Ni Nyoman Supadmi, pemilik Warung Eny’s. Di Jalan Petitenget, Seminyak, yang sesak oleh hotel dan restoran mahal, hanya inilah satu-satunya rumah makan yang menghidangkan makanan Bali. “Yang pemiliknya juga orang Bali,” sambungnya dengan terbahak. “Semua restoran di ruas jalan Petitenget empunya bule. Di depan ini sebentar lagi buka restoran milik orang Jepang, di sisi utaranya milik orang Perancis, di sebelah saya punyanya Australia.”

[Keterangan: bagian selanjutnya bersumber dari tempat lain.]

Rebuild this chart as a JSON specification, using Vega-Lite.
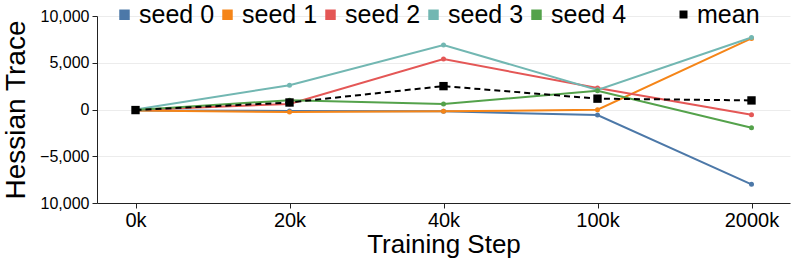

Warung Eny’s tampil tak sebenderang restoran lain di Petitenget, meski letaknya di tikungan jalan nan sibuk. Alih-alih punya sofa atau dekorasi modern, tembok putihnya sudah kusam, ruangan dalam beraroma bumbu berpadu dupa sembayang. Hiasan pelepah nyiur direntangkan saling-silang di langit-langit. Pada dinding sebelah selatan ratusan foto bidikan tahun sembilan puluhan ditempeli berjejal tanpa kaca. Nyaris seluruhnya wajah-wajah tamu asing.
Ia kemudian menyodorkan kartu menu. Saya melihat daftar serba masakan Bali. Ada babi guling, bebek betutu, lawar, tum, sate lilit.
“Warung ini berdiri tahun 1993, seumuran dengan Ni Luh Susaniasih, anak pertama saya,” ia mulai berkisah sembari tangannya lihai memilah-milah bawang, kencur, jahe, lengkuas, kunyit, kemiri yang dihaluskan bersamaan sebagai bumbu dasar sate lilit, hidangan yang saya pinta.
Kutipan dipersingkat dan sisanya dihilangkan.